■ The exercise ■
Quote the whole listing exactly. Leave the pictures out of your copy.

■ Recorded data ■
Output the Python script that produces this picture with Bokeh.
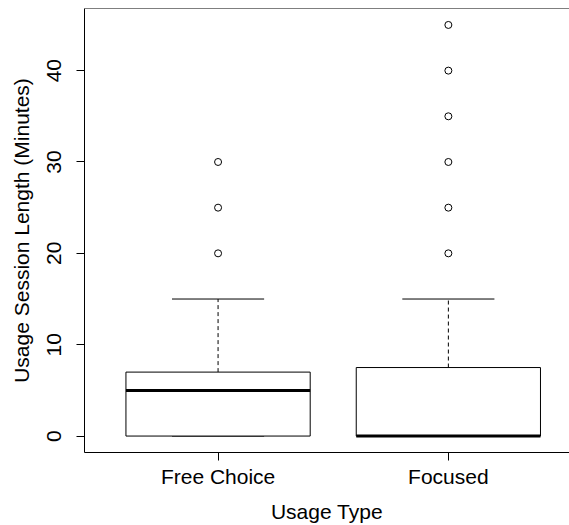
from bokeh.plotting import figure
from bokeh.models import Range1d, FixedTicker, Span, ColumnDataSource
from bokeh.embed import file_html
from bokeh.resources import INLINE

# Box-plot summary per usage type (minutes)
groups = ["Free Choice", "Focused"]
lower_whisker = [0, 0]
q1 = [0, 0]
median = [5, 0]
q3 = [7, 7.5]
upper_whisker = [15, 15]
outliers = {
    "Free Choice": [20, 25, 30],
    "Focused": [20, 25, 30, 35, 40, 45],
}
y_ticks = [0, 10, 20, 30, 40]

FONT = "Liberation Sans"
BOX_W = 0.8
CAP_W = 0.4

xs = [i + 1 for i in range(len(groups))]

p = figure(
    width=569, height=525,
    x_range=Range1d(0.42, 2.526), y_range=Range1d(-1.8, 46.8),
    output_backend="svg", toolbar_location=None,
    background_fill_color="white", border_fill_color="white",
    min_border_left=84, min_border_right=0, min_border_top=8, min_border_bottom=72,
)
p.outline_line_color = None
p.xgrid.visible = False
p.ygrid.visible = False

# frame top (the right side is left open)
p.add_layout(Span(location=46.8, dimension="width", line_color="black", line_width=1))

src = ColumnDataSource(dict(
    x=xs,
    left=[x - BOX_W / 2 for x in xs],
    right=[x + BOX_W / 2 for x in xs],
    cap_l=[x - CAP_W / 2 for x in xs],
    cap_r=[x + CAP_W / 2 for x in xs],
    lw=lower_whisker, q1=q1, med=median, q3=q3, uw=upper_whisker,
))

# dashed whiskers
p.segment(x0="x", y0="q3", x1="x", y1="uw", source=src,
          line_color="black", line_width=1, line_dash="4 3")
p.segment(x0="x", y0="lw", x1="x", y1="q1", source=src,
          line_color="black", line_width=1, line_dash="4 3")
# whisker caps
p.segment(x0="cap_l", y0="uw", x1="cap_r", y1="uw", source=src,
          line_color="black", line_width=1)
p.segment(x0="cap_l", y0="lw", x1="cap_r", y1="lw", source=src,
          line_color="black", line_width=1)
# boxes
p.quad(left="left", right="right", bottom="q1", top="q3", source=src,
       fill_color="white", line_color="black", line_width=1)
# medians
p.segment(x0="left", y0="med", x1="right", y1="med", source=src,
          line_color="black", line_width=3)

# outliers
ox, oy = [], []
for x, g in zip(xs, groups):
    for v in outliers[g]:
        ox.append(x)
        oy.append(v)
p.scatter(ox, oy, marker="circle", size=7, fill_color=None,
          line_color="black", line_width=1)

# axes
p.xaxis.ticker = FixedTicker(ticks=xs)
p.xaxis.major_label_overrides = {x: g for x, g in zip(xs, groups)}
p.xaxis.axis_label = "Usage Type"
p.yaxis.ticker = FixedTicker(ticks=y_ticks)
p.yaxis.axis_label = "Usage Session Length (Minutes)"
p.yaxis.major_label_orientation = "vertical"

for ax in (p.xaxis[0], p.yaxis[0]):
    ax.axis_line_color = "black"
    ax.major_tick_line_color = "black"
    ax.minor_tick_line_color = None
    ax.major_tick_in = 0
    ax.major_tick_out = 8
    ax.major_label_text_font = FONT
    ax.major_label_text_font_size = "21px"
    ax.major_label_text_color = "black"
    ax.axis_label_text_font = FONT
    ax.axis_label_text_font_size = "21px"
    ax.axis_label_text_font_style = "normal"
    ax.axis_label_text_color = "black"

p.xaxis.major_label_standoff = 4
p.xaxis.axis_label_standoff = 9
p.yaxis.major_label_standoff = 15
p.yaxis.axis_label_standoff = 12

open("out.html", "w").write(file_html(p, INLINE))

■ Solution for this exercise ■
Output the Python script that produces this picture with Bokeh.
from bokeh.plotting import figure
from bokeh.models import Range1d, FixedTicker, Span, ColumnDataSource
from bokeh.embed import file_html
from bokeh.resources import INLINE

# Box-plot summary per usage type (minutes)
groups = ["Free Choice", "Focused"]
lower_whisker = [0, 0]
q1 = [0, 0]
median = [5, 0]
q3 = [7, 7.5]
upper_whisker = [15, 15]
outliers = {
    "Free Choice": [20, 25, 30],
    "Focused": [20, 25, 30, 35, 40, 45],
}
y_ticks = [0, 10, 20, 30, 40]

FONT = "Liberation Sans"
BOX_W = 0.8
CAP_W = 0.4

xs = [i + 1 for i in range(len(groups))]

p = figure(
    width=569, height=525,
    x_range=Range1d(0.42, 2.526), y_range=Range1d(-1.8, 46.8),
    output_backend="svg", toolbar_location=None,
    background_fill_color="white", border_fill_color="white",
    min_border_left=84, min_border_right=0, min_border_top=8, min_border_bottom=72,
)
p.outline_line_color = None
p.xgrid.visible = False
p.ygrid.visible = False

# frame top (the right side is left open)
p.add_layout(Span(location=46.8, dimension="width", line_color="black", line_width=1))

src = ColumnDataSource(dict(
    x=xs,
    left=[x - BOX_W / 2 for x in xs],
    right=[x + BOX_W / 2 for x in xs],
    cap_l=[x - CAP_W / 2 for x in xs],
    cap_r=[x + CAP_W / 2 for x in xs],
    lw=lower_whisker, q1=q1, med=median, q3=q3, uw=upper_whisker,
))

# dashed whiskers
p.segment(x0="x", y0="q3", x1="x", y1="uw", source=src,
          line_color="black", line_width=1, line_dash="4 3")
p.segment(x0="x", y0="lw", x1="x", y1="q1", source=src,
          line_color="black", line_width=1, line_dash="4 3")
# whisker caps
p.segment(x0="cap_l", y0="uw", x1="cap_r", y1="uw", source=src,
          line_color="black", line_width=1)
p.segment(x0="cap_l", y0="lw", x1="cap_r", y1="lw", source=src,
          line_color="black", line_width=1)
# boxes
p.quad(left="left", right="right", bottom="q1", top="q3", source=src,
       fill_color="white", line_color="black", line_width=1)
# medians
p.segment(x0="left", y0="med", x1="right", y1="med", source=src,
          line_color="black", line_width=3)

# outliers
ox, oy = [], []
for x, g in zip(xs, groups):
    for v in outliers[g]:
        ox.append(x)
        oy.append(v)
p.scatter(ox, oy, marker="circle", size=7, fill_color=None,
          line_color="black", line_width=1)

# axes
p.xaxis.ticker = FixedTicker(ticks=xs)
p.xaxis.major_label_overrides = {x: g for x, g in zip(xs, groups)}
p.xaxis.axis_label = "Usage Type"
p.yaxis.ticker = FixedTicker(ticks=y_ticks)
p.yaxis.axis_label = "Usage Session Length (Minutes)"
p.yaxis.major_label_orientation = "vertical"

for ax in (p.xaxis[0], p.yaxis[0]):
    ax.axis_line_color = "black"
    ax.major_tick_line_color = "black"
    ax.minor_tick_line_color = None
    ax.major_tick_in = 0
    ax.major_tick_out = 8
    ax.major_label_text_font = FONT
    ax.major_label_text_font_size = "21px"
    ax.major_label_text_color = "black"
    ax.axis_label_text_font = FONT
    ax.axis_label_text_font_size = "21px"
    ax.axis_label_text_font_style = "normal"
    ax.axis_label_text_color = "black"

p.xaxis.major_label_standoff = 4
p.xaxis.axis_label_standoff = 9
p.yaxis.major_label_standoff = 15
p.yaxis.axis_label_standoff = 12

open("out.html", "w").write(file_html(p, INLINE))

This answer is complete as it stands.